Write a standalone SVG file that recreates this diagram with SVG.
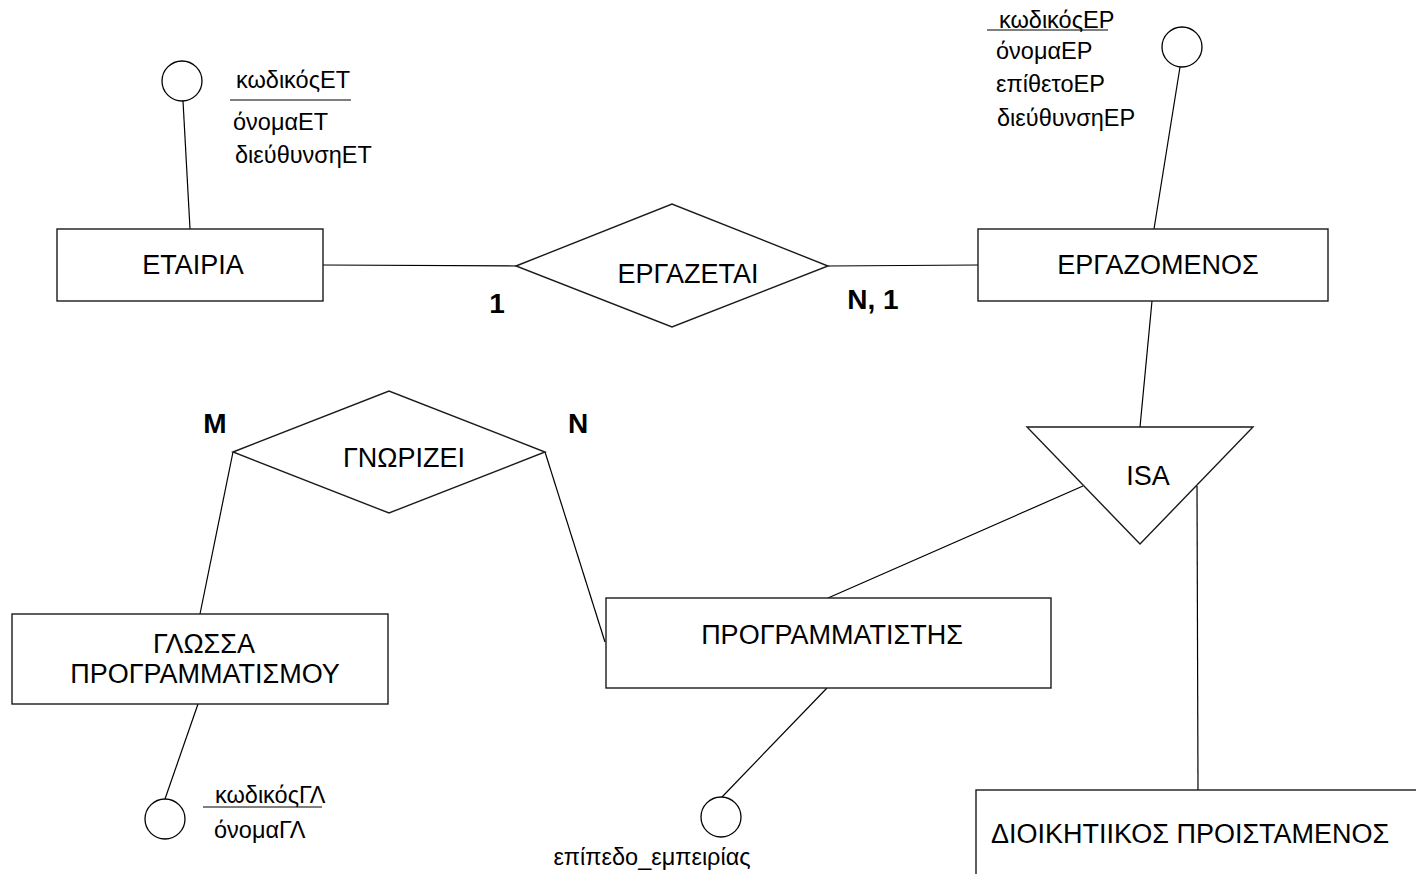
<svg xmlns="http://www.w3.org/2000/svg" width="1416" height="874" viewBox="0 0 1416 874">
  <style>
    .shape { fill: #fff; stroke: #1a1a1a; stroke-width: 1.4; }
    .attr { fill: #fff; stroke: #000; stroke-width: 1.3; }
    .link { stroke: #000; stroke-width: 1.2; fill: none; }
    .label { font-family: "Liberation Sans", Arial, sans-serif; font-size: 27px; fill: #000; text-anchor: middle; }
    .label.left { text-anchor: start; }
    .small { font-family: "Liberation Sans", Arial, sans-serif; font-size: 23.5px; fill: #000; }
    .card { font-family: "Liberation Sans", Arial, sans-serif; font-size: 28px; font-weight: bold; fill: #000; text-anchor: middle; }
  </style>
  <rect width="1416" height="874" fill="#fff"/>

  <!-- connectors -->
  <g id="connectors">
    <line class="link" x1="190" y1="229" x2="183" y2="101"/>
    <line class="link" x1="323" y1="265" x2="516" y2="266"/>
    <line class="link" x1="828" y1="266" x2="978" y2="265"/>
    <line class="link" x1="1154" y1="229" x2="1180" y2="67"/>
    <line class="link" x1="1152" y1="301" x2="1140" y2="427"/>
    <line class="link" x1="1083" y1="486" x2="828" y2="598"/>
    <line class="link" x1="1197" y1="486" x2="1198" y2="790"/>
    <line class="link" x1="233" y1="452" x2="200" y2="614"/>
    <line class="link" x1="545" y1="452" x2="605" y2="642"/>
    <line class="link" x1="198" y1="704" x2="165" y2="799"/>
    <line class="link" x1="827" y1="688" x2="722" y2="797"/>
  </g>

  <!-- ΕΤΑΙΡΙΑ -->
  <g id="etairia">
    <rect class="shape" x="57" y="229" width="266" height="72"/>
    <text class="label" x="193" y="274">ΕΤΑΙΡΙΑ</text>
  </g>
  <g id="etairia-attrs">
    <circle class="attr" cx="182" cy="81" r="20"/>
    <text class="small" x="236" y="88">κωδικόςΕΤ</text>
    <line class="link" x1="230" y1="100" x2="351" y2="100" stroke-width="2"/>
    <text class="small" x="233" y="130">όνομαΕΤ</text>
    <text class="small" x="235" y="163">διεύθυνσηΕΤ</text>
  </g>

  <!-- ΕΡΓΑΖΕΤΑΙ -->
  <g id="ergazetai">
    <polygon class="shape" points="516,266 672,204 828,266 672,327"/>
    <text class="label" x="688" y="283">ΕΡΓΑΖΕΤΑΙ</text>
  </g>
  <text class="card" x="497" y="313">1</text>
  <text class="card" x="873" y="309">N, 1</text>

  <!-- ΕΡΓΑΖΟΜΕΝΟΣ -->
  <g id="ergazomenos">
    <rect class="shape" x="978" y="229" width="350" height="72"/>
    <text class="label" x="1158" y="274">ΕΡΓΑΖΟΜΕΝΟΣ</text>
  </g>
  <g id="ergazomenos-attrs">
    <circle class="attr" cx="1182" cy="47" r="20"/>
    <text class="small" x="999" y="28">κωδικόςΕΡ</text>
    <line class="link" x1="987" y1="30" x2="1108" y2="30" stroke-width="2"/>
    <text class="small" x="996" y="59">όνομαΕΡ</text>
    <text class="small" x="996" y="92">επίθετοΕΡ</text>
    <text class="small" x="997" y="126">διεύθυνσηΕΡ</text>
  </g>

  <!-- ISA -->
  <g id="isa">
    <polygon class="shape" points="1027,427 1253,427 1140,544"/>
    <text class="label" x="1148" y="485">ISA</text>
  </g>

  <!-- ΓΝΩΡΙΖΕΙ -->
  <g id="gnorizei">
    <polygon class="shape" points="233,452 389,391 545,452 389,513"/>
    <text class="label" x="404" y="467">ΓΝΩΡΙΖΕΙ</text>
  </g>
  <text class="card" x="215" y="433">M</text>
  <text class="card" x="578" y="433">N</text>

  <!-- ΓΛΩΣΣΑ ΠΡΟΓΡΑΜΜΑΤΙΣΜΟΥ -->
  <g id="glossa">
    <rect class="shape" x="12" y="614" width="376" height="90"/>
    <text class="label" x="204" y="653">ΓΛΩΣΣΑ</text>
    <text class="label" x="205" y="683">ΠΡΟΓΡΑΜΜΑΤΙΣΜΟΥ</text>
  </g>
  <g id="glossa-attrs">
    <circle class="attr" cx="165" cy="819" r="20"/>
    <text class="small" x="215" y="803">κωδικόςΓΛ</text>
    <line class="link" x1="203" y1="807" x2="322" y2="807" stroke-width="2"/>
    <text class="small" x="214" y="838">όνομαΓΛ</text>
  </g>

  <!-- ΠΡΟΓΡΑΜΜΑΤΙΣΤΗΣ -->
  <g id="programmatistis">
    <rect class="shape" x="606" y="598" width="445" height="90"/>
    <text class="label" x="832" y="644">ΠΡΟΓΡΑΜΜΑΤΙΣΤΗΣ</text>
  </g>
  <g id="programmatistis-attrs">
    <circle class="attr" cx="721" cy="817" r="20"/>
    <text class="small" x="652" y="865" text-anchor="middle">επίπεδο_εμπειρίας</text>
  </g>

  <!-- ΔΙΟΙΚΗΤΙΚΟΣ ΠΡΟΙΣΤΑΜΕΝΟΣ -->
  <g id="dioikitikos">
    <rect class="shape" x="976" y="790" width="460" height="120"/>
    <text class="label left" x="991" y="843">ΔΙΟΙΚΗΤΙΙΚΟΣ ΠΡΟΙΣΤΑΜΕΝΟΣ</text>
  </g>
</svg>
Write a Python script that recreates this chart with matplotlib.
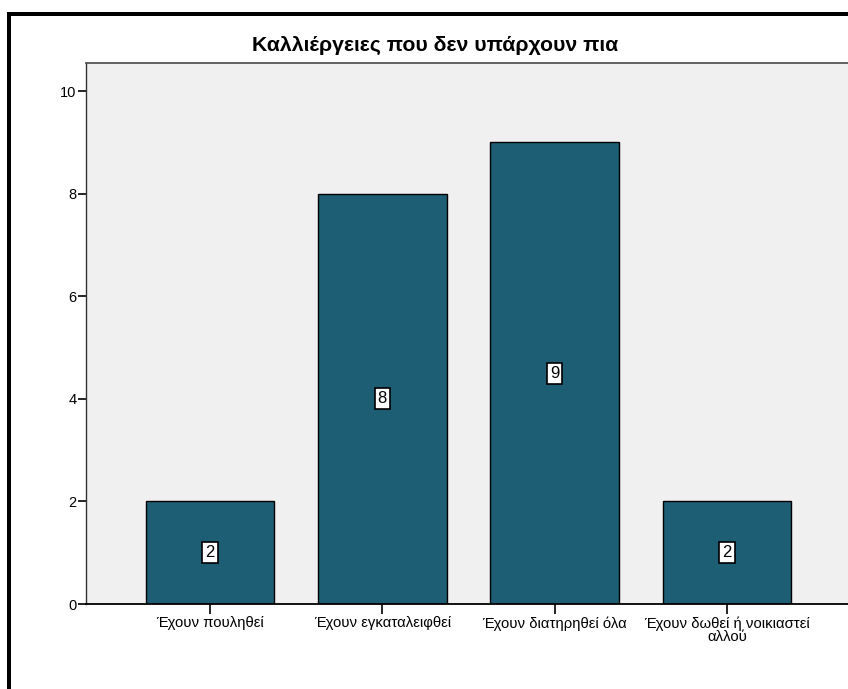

# # #

Quote the data exactly, leaving every image out of the copy.

◆ Output for this exercise ◆
Write a standalone SVG file that recreates this diagram with SVG.
<svg xmlns="http://www.w3.org/2000/svg" width="1416" height="874" viewBox="0 0 1416 874">
  <style>
    .shape { fill: #fff; stroke: #1a1a1a; stroke-width: 1.4; }
    .attr { fill: #fff; stroke: #000; stroke-width: 1.3; }
    .link { stroke: #000; stroke-width: 1.2; fill: none; }
    .label { font-family: "Liberation Sans", Arial, sans-serif; font-size: 27px; fill: #000; text-anchor: middle; }
    .label.left { text-anchor: start; }
    .small { font-family: "Liberation Sans", Arial, sans-serif; font-size: 23.5px; fill: #000; }
    .card { font-family: "Liberation Sans", Arial, sans-serif; font-size: 28px; font-weight: bold; fill: #000; text-anchor: middle; }
  </style>
  <rect width="1416" height="874" fill="#fff"/>

  <!-- connectors -->
  <g id="connectors">
    <line class="link" x1="190" y1="229" x2="183" y2="101"/>
    <line class="link" x1="323" y1="265" x2="516" y2="266"/>
    <line class="link" x1="828" y1="266" x2="978" y2="265"/>
    <line class="link" x1="1154" y1="229" x2="1180" y2="67"/>
    <line class="link" x1="1152" y1="301" x2="1140" y2="427"/>
    <line class="link" x1="1083" y1="486" x2="828" y2="598"/>
    <line class="link" x1="1197" y1="486" x2="1198" y2="790"/>
    <line class="link" x1="233" y1="452" x2="200" y2="614"/>
    <line class="link" x1="545" y1="452" x2="605" y2="642"/>
    <line class="link" x1="198" y1="704" x2="165" y2="799"/>
    <line class="link" x1="827" y1="688" x2="722" y2="797"/>
  </g>

  <!-- ΕΤΑΙΡΙΑ -->
  <g id="etairia">
    <rect class="shape" x="57" y="229" width="266" height="72"/>
    <text class="label" x="193" y="274">ΕΤΑΙΡΙΑ</text>
  </g>
  <g id="etairia-attrs">
    <circle class="attr" cx="182" cy="81" r="20"/>
    <text class="small" x="236" y="88">κωδικόςΕΤ</text>
    <line class="link" x1="230" y1="100" x2="351" y2="100" stroke-width="2"/>
    <text class="small" x="233" y="130">όνομαΕΤ</text>
    <text class="small" x="235" y="163">διεύθυνσηΕΤ</text>
  </g>

  <!-- ΕΡΓΑΖΕΤΑΙ -->
  <g id="ergazetai">
    <polygon class="shape" points="516,266 672,204 828,266 672,327"/>
    <text class="label" x="688" y="283">ΕΡΓΑΖΕΤΑΙ</text>
  </g>
  <text class="card" x="497" y="313">1</text>
  <text class="card" x="873" y="309">N, 1</text>

  <!-- ΕΡΓΑΖΟΜΕΝΟΣ -->
  <g id="ergazomenos">
    <rect class="shape" x="978" y="229" width="350" height="72"/>
    <text class="label" x="1158" y="274">ΕΡΓΑΖΟΜΕΝΟΣ</text>
  </g>
  <g id="ergazomenos-attrs">
    <circle class="attr" cx="1182" cy="47" r="20"/>
    <text class="small" x="999" y="28">κωδικόςΕΡ</text>
    <line class="link" x1="987" y1="30" x2="1108" y2="30" stroke-width="2"/>
    <text class="small" x="996" y="59">όνομαΕΡ</text>
    <text class="small" x="996" y="92">επίθετοΕΡ</text>
    <text class="small" x="997" y="126">διεύθυνσηΕΡ</text>
  </g>

  <!-- ISA -->
  <g id="isa">
    <polygon class="shape" points="1027,427 1253,427 1140,544"/>
    <text class="label" x="1148" y="485">ISA</text>
  </g>

  <!-- ΓΝΩΡΙΖΕΙ -->
  <g id="gnorizei">
    <polygon class="shape" points="233,452 389,391 545,452 389,513"/>
    <text class="label" x="404" y="467">ΓΝΩΡΙΖΕΙ</text>
  </g>
  <text class="card" x="215" y="433">M</text>
  <text class="card" x="578" y="433">N</text>

  <!-- ΓΛΩΣΣΑ ΠΡΟΓΡΑΜΜΑΤΙΣΜΟΥ -->
  <g id="glossa">
    <rect class="shape" x="12" y="614" width="376" height="90"/>
    <text class="label" x="204" y="653">ΓΛΩΣΣΑ</text>
    <text class="label" x="205" y="683">ΠΡΟΓΡΑΜΜΑΤΙΣΜΟΥ</text>
  </g>
  <g id="glossa-attrs">
    <circle class="attr" cx="165" cy="819" r="20"/>
    <text class="small" x="215" y="803">κωδικόςΓΛ</text>
    <line class="link" x1="203" y1="807" x2="322" y2="807" stroke-width="2"/>
    <text class="small" x="214" y="838">όνομαΓΛ</text>
  </g>

  <!-- ΠΡΟΓΡΑΜΜΑΤΙΣΤΗΣ -->
  <g id="programmatistis">
    <rect class="shape" x="606" y="598" width="445" height="90"/>
    <text class="label" x="832" y="644">ΠΡΟΓΡΑΜΜΑΤΙΣΤΗΣ</text>
  </g>
  <g id="programmatistis-attrs">
    <circle class="attr" cx="721" cy="817" r="20"/>
    <text class="small" x="652" y="865" text-anchor="middle">επίπεδο_εμπειρίας</text>
  </g>

  <!-- ΔΙΟΙΚΗΤΙΚΟΣ ΠΡΟΙΣΤΑΜΕΝΟΣ -->
  <g id="dioikitikos">
    <rect class="shape" x="976" y="790" width="460" height="120"/>
    <text class="label left" x="991" y="843">ΔΙΟΙΚΗΤΙΙΚΟΣ ΠΡΟΙΣΤΑΜΕΝΟΣ</text>
  </g>
</svg>
Write a Python script that recreates this chart with matplotlib.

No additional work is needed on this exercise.